Unusually for Owen’s later poems, The Sentry is written almost entirely in full rhyme, almost as if he did not wish anything to get in the way of action of the story. ‘Knew’ l.1 rhymes with ‘through’ l.3 in a conventional manner and this pattern dominates. Some lines have internal rhyme, as when Owen adds to the intensity of bombardment in l.2 (‘hell .. shell .. shell’) and l.14 (‘thud! flump! .. thumping’). The only pararhyme is the dissonant connection between ‘spewed’ and ‘good’ l.28-9.

There are occasional rhyming couplets such as at the changing point in stanza one where the scene setting ends with: ‘The smell of men’ l.8 left ‘in the den’ l.9 and the action begins with ‘the blast’ l.11 which broke through ‘at last’ l.12. The poem ends with a final rhyming couplet: the ‘shout’ of the man with all its false hope of ‘I see your lights’ l.36 is countered by the grim reality of the fact that those lights had ‘long gone out’ l.37.


Owen chooses to use a regular iambic pentameter to narrate the events for much of The Sentry, so it is notable when he breaks it. The inverted feet of ‘Hammered’ l.3, ‘Buffeting’ l.13, ‘Pummelled’ l.35 and spondee of ‘Rain guttering’ l.4 evokes the intensity of the bombardment. The seven heavy beats of ‘And thud! flump! thud! down the steep steps came thumping’ l.14 convey the deadweight of a falling body. The jolty nerves of the terrified sentry are communicated by the extra syllable and mixed metres of ‘And the wild / chattering / of his bro / ken teeth’ l.33. In line nine the additional syllables draw our attention to the length of time the dug-out has been occupied and to the effect of that long occupation.
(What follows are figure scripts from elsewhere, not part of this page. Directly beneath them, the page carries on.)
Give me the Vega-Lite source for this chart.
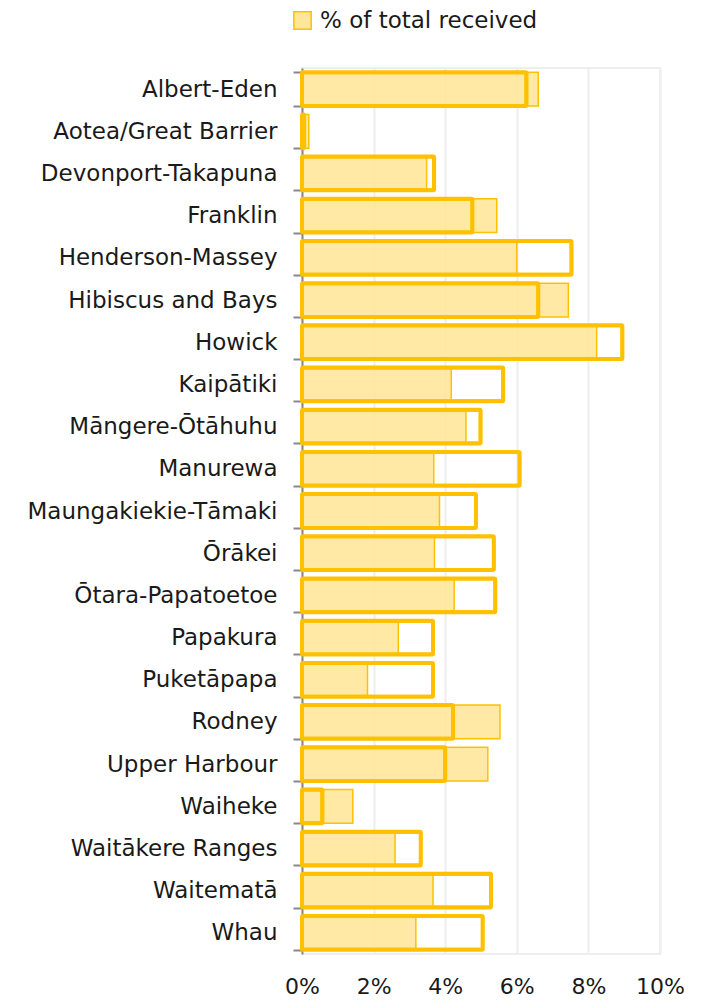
{
  "$schema": "https://vega.github.io/schema/vega-lite/v6.json",
  "width": 358,
  "height": 886,
  "autosize": {"type": "none"},
  "padding": {"left": 302, "top": 68, "right": 41, "bottom": 49},
  "background": "white",
  "config": {
    "font": "DejaVu Sans",
    "view": {"stroke": "#eeeeee", "strokeWidth": 2}
  },
  "data": {
    "values": [
      {"district": "Albert-Eden", "pct_received": 6.6, "pct_other": 6.27},
      {"district": "Aotea/Great Barrier", "pct_received": 0.19, "pct_other": 0.06},
      {"district": "Devonport-Takapuna", "pct_received": 3.48, "pct_other": 3.69},
      {"district": "Franklin", "pct_received": 5.44, "pct_other": 4.76},
      {"district": "Henderson-Massey", "pct_received": 6.0, "pct_other": 7.53},
      {"district": "Hibiscus and Bays", "pct_received": 7.44, "pct_other": 6.6},
      {"district": "Howick", "pct_received": 8.23, "pct_other": 8.95},
      {"district": "Kaipātiki", "pct_received": 4.17, "pct_other": 5.62},
      {"district": "Māngere-Ōtāhuhu", "pct_received": 4.58, "pct_other": 4.99},
      {"district": "Manurewa", "pct_received": 3.68, "pct_other": 6.08},
      {"district": "Maungakiekie-Tāmaki", "pct_received": 3.84, "pct_other": 4.86},
      {"district": "Ōrākei", "pct_received": 3.7, "pct_other": 5.36},
      {"district": "Ōtara-Papatoetoe", "pct_received": 4.25, "pct_other": 5.4},
      {"district": "Papakura", "pct_received": 2.69, "pct_other": 3.66},
      {"district": "Puketāpapa", "pct_received": 1.83, "pct_other": 3.66},
      {"district": "Rodney", "pct_received": 5.53, "pct_other": 4.22},
      {"district": "Upper Harbour", "pct_received": 5.19, "pct_other": 4.0},
      {"district": "Waiheke", "pct_received": 1.42, "pct_other": 0.57},
      {"district": "Waitākere Ranges", "pct_received": 2.6, "pct_other": 3.32},
      {"district": "Waitematā", "pct_received": 3.66, "pct_other": 5.28},
      {"district": "Whau", "pct_received": 3.18, "pct_other": 5.05}
    ]
  },
  "encoding": {
    "y": {
      "field": "district",
      "type": "nominal",
      "sort": null,
      "scale": {"paddingInner": 0.2, "paddingOuter": 0.1},
      "axis": {
        "title": null,
        "labelFontSize": 23,
        "labelColor": "#1a1a1a",
        "labelPadding": 16,
        "tickBand": "extent",
        "tickSize": 9,
        "tickColor": "#888888",
        "tickWidth": 2,
        "domainColor": "#888888",
        "domainWidth": 2,
        "labelLimit": 320
      }
    },
    "x": {
      "type": "quantitative",
      "scale": {"domain": [0, 10]},
      "axis": {
        "title": null,
        "values": [0, 2, 4, 6, 8, 10],
        "labelExpr": "datum.value + '%'",
        "labelFontSize": 22,
        "labelColor": "#1a1a1a",
        "labelPadding": 22,
        "labelFlush": false,
        "labelOverlap": false,
        "ticks": false,
        "domain": false,
        "gridColor": "#eeeeee",
        "gridWidth": 2
      }
    }
  },
  "layer": [
    {
      "mark": {"type": "bar", "stroke": "#FFC000", "strokeWidth": 1.5, "fillOpacity": 0.88},
      "encoding": {
        "x": {"field": "pct_received", "type": "quantitative"},
        "color": {
          "datum": "% of total received",
          "type": "nominal",
          "scale": {"range": ["#FFE699"]},
          "legend": {
            "title": null,
            "orient": "none",
            "legendX": -11,
            "legendY": -59,
            "symbolType": "square",
            "symbolSize": 300,
            "symbolStrokeColor": "#FFC000",
            "symbolStrokeWidth": 1.5,
            "symbolOpacity": 1,
            "labelFontSize": 23,
            "labelColor": "#1a1a1a",
            "labelOffset": 6,
            "labelLimit": 400
          }
        }
      }
    },
    {
      "mark": {"type": "bar", "fill": null, "fillOpacity": 0, "stroke": "#FFC000", "strokeWidth": 4, "cornerRadius": 1},
      "encoding": {
        "x": {"field": "pct_other", "type": "quantitative"}
      }
    }
  ]
}
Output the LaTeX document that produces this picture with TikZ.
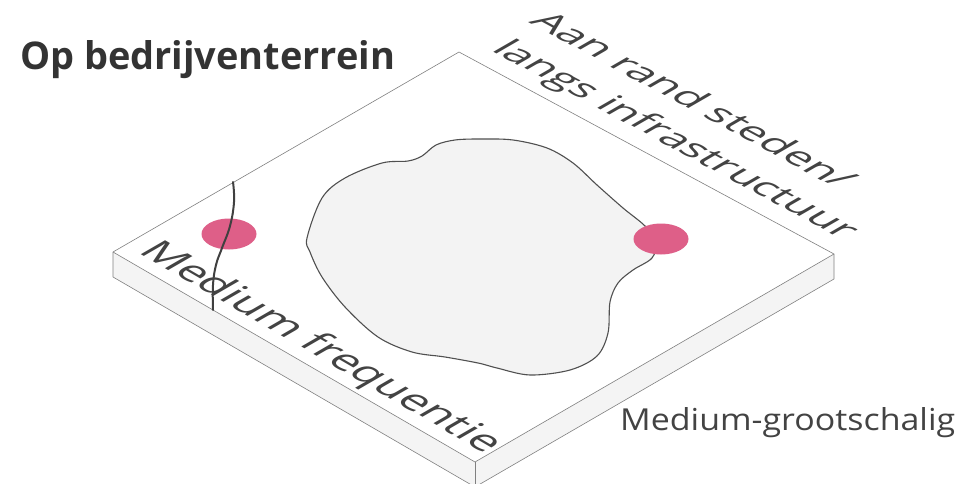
\documentclass[tikz,border=0pt]{standalone}
\usepackage{fontspec}
\setmainfont{Open Sans}
\usepackage{graphicx}
\definecolor{edgegray}{HTML}{808080}
\definecolor{sidegray}{HTML}{F4F4F4}
\definecolor{blobgray}{HTML}{F3F3F3}
\definecolor{blobline}{HTML}{505050}
\definecolor{roadline}{HTML}{404040}
\definecolor{dotpink}{HTML}{DE5F88}
\definecolor{txtdark}{HTML}{333333}
\definecolor{txtgray}{HTML}{434343}
\tikzset{
  slabedge/.style={draw=edgegray, line width=0.6pt, line join=round},
  sidefill/.style={fill=sidegray},
  blobshape/.style={fill=blobgray, draw=blobline, line width=1.1pt},
  roadstroke/.style={draw=roadline, line width=2pt, line cap=round},
  pinkdot/.style={fill=dotpink},
  lbl/.style={text=txtgray, inner sep=0pt, anchor=base west},
  titlelbl/.style={text=txtdark, inner sep=0pt, anchor=base west}
}
\begin{document}
\begin{tikzpicture}[x=1pt,y=-1pt]
\useasboundingbox (0,0) rectangle (959,484);
\clip (0,0) rectangle (959,484);
% slab corners
\coordinate (T) at (459,52);
\coordinate (L) at (113,252);
\coordinate (F) at (475,462);
\coordinate (R) at (834,254);
\coordinate (Ld) at (113,277);
\coordinate (Fd) at (475,487);
\coordinate (Rd) at (834,279);
\fill[white] (T) -- (R) -- (F) -- (L) -- cycle;
\fill[sidefill] (L) -- (F) -- (Fd) -- (Ld) -- cycle;
\fill[sidefill] (F) -- (R) -- (Rd) -- (Fd) -- cycle;
\draw[slabedge] (T) -- (R) -- (Rd) -- (Fd) -- (Ld) -- (L) -- cycle;
\draw[slabedge] (L) -- (F) -- (R);
\draw[slabedge] (F) -- (Fd);
% central blob
\draw[blobshape] plot[smooth cycle, tension=0.55] coordinates {
 (307,238) (322,198) (345,178) (382,163) (408,161) (422,156) (436,145) (455,140)
 (480,139) (513,140) (547,148) (573,163) (597,185) (623,208) (645,226) (656,242)
 (652,258) (633,270) (618,283) (610,302) (608,333) (597,356) (570,370) (530,375)
 (497,368) (478,363) (445,357) (412,352) (378,337) (345,307) (322,277) (310,252)};
% pink dots
\fill[pinkdot] (229,234) ellipse [x radius=27.5pt, y radius=15.5pt];
\fill[pinkdot] (661,239) ellipse [x radius=27.5pt, y radius=15.5pt];
% road
\draw[roadstroke] plot[smooth, tension=0.7] coordinates {
 (233,182) (234,202) (230,226) (222,248) (216,265) (213,285) (213,310)};
% texts
\node[titlelbl] (title) at (20,70) {\resizebox{375pt}{29pt}{\bfseries Op bedrijventerrein}};
\node[lbl] (schaal) at (620,430) {\resizebox{335pt}{23pt}{Medium-grootschalig}};
\begin{scope}[shift={(528,22)}, cm={0.880,-0.474,0.866,0.5,(0,0)}]
  \node[lbl, transform shape] (rand) at (0,0) {\resizebox{353pt}{27pt}{Aan rand steden/}};
\end{scope}
\begin{scope}[shift={(490,50)}, cm={0.880,-0.474,0.866,0.5,(0,0)}]
  \node[lbl, transform shape] (langs) at (0,0) {\resizebox{400pt}{27pt}{langs infrastructuur}};
\end{scope}
\begin{scope}[shift={(137,252)}, cm={0.865,-0.502,0.866,0.5,(0,0)}]
  \node[lbl, transform shape] (freq) at (0,0) {\resizebox{402pt}{30pt}{Medium frequentie}};
\end{scope}
\end{tikzpicture}
\end{document}
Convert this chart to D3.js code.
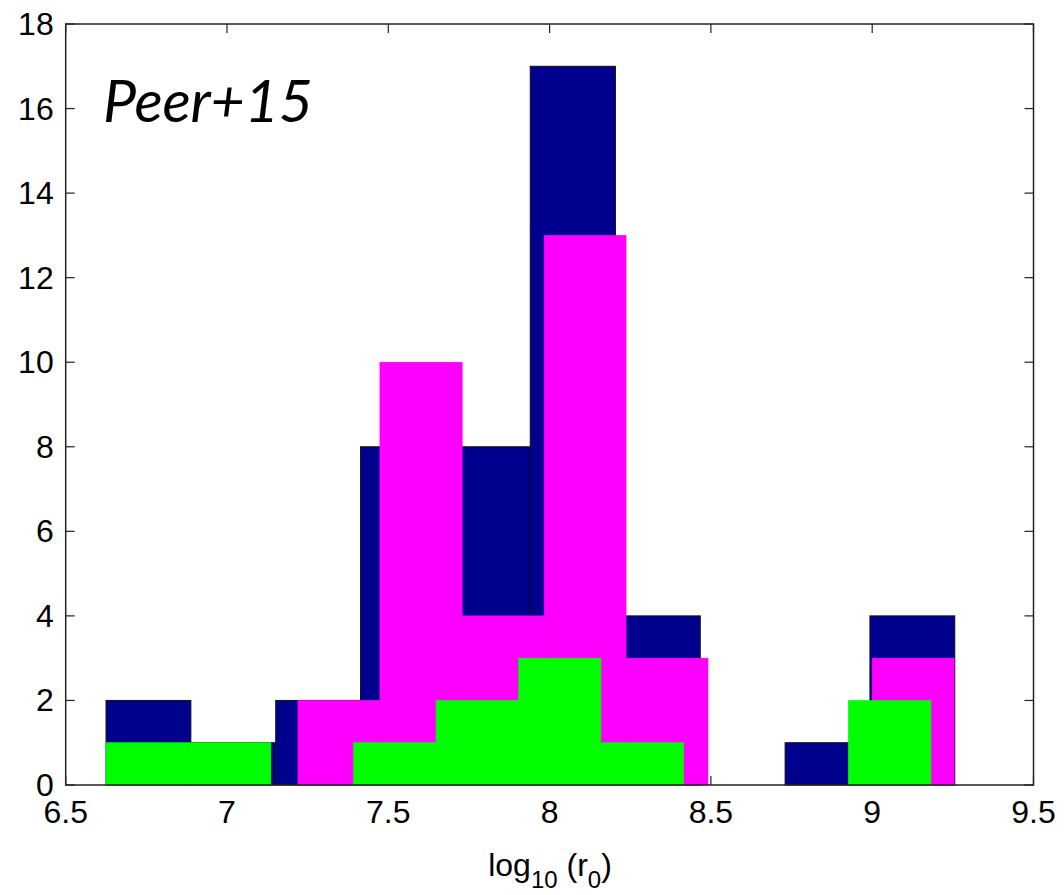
<!DOCTYPE html>
<html>
<head>
<meta charset="utf-8">
<script src="https://cdn.jsdelivr.net/npm/d3@7"></script>
<style>
  html, body { margin: 0; padding: 0; background: #fff; }
  svg { display: block; }
</style>
</head>
<body>
<svg id="chart" width="1064" height="895"></svg>
<script>
// Histogram bin edges (log10 r0) and counts for each sample
const allEdges     = [6.625, 6.888, 7.151, 7.414, 7.677, 7.940, 8.204, 8.467, 8.730, 8.993, 9.256];
const allCounts    = [2, 1, 2, 8, 8, 17, 4, 0, 1, 4];

const magentaEdges  = [7.220, 7.474, 7.729, 7.983, 8.237, 8.491, 8.746, 9.000, 9.254];
const magentaCounts = [2, 10, 4, 13, 3, 0, 0, 3];

const greenEdges   = [6.625, 6.881, 7.136, 7.392, 7.648, 7.904, 8.159, 8.415, 8.671, 8.926, 9.182];
const greenCounts  = [1, 1, 0, 1, 2, 3, 1, 0, 0, 2];

const xTicks = [6.5, 7, 7.5, 8, 8.5, 9, 9.5];
const yTicks = [0, 2, 4, 6, 8, 10, 12, 14, 16, 18];
const xDomain = [6.5, 9.5];
const yDomain = [0, 18];

const panelLabel = "Peer+15";

const svg = d3.select("#chart");
const margin = { left: 65.7, top: 24, right: 1064 - 1033.5, bottom: 895 - 785 };
const width = 1064 - margin.left - margin.right;
const height = 895 - margin.top - margin.bottom;

const x = d3.scaleLinear().domain(xDomain).range([0, width]);
const y = d3.scaleLinear().domain(yDomain).range([height, 0]);

const g = svg.append("g").attr("transform", `translate(${margin.left},${margin.top})`);

const tickLen = 9;
const axisColor = "#222";

// Inward ticks on all four sides (drawn beneath the bars)
const ticks = g.append("g").attr("stroke", axisColor).attr("stroke-width", 1.2);
xTicks.forEach(v => {
  ticks.append("line").attr("x1", x(v)).attr("x2", x(v)).attr("y1", height).attr("y2", height - tickLen);
  ticks.append("line").attr("x1", x(v)).attr("x2", x(v)).attr("y1", 0).attr("y2", tickLen);
});
yTicks.forEach(v => {
  ticks.append("line").attr("x1", 0).attr("x2", tickLen).attr("y1", y(v)).attr("y2", y(v));
  ticks.append("line").attr("x1", width).attr("x2", width - tickLen).attr("y1", y(v)).attr("y2", y(v));
});

// Build bins from edges + counts
function bins(edges, counts) {
  return counts.map((c, i) => ({ x0: edges[i], x1: edges[i + 1], n: c })).filter(d => d.n > 0);
}

function drawBars(data, fill, stroke) {
  g.append("g").selectAll("rect").data(data).join("rect")
    .attr("x", d => x(d.x0))
    .attr("width", d => x(d.x1) - x(d.x0))
    .attr("y", d => y(d.n))
    .attr("height", d => y(0) - y(d.n))
    .attr("fill", fill)
    .attr("stroke", stroke || fill)
    .attr("stroke-width", stroke ? 1 : 0.6);
}

drawBars(bins(allEdges, allCounts), "#00008f", "#111");
drawBars(bins(magentaEdges, magentaCounts), "#ff00ff");
drawBars(bins(greenEdges, greenCounts), "#00ff00");

// Axes box
g.append("rect")
  .attr("x", 0).attr("y", 0).attr("width", width).attr("height", height)
  .attr("fill", "none").attr("stroke", axisColor).attr("stroke-width", 1.5);

// Tick labels
const labelFont = "'Liberation Sans', Arial, Helvetica, sans-serif";
g.append("g").selectAll("text").data(xTicks).join("text")
  .attr("x", d => x(d)).attr("y", height + 38)
  .attr("text-anchor", "middle")
  .attr("font-family", labelFont).attr("font-size", 32)
  .attr("fill", "#000")
  .text(d => d3.format("")(d));

g.append("g").selectAll("text").data(yTicks).join("text")
  .attr("x", -12).attr("y", d => y(d) + 11)
  .attr("text-anchor", "end")
  .attr("font-family", labelFont).attr("font-size", 32)
  .attr("fill", "#000")
  .text(d => d);

// X axis title: log10 (r0)
const xt = svg.append("text")
  .attr("x", 550).attr("y", 876)
  .attr("text-anchor", "middle")
  .attr("font-family", labelFont).attr("font-size", 32)
  .attr("fill", "#000");
xt.append("tspan").text("log");
xt.append("tspan").attr("font-size", 24).attr("dy", 12).text("10");
xt.append("tspan").attr("dy", -12).text(" (r");
xt.append("tspan").attr("font-size", 24).attr("dy", 12).text("0");
xt.append("tspan").attr("dy", -12).text(")");

// Panel label
svg.append("text")
  .attr("x", 103).attr("y", 122)
  .attr("font-family", "Lato, 'Open Sans', sans-serif")
  .attr("font-style", "italic")
  .attr("font-size", 59)
  .attr("textLength", 210)
  .attr("lengthAdjust", "spacing")
  .attr("fill", "#000")
  .text(panelLabel);
</script>
</body>
</html>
Investigating structure and versification in The Sentry

  • The Sentry is unusual in that Owen generally uses a regular rhyme scheme and rhythm. How do you respond to this more predictable style of poetry?
    • How does it compare with other more irregular formats – select relevant poems for your comparison
    • How effective is this regularity in helping us move through the events of the poem?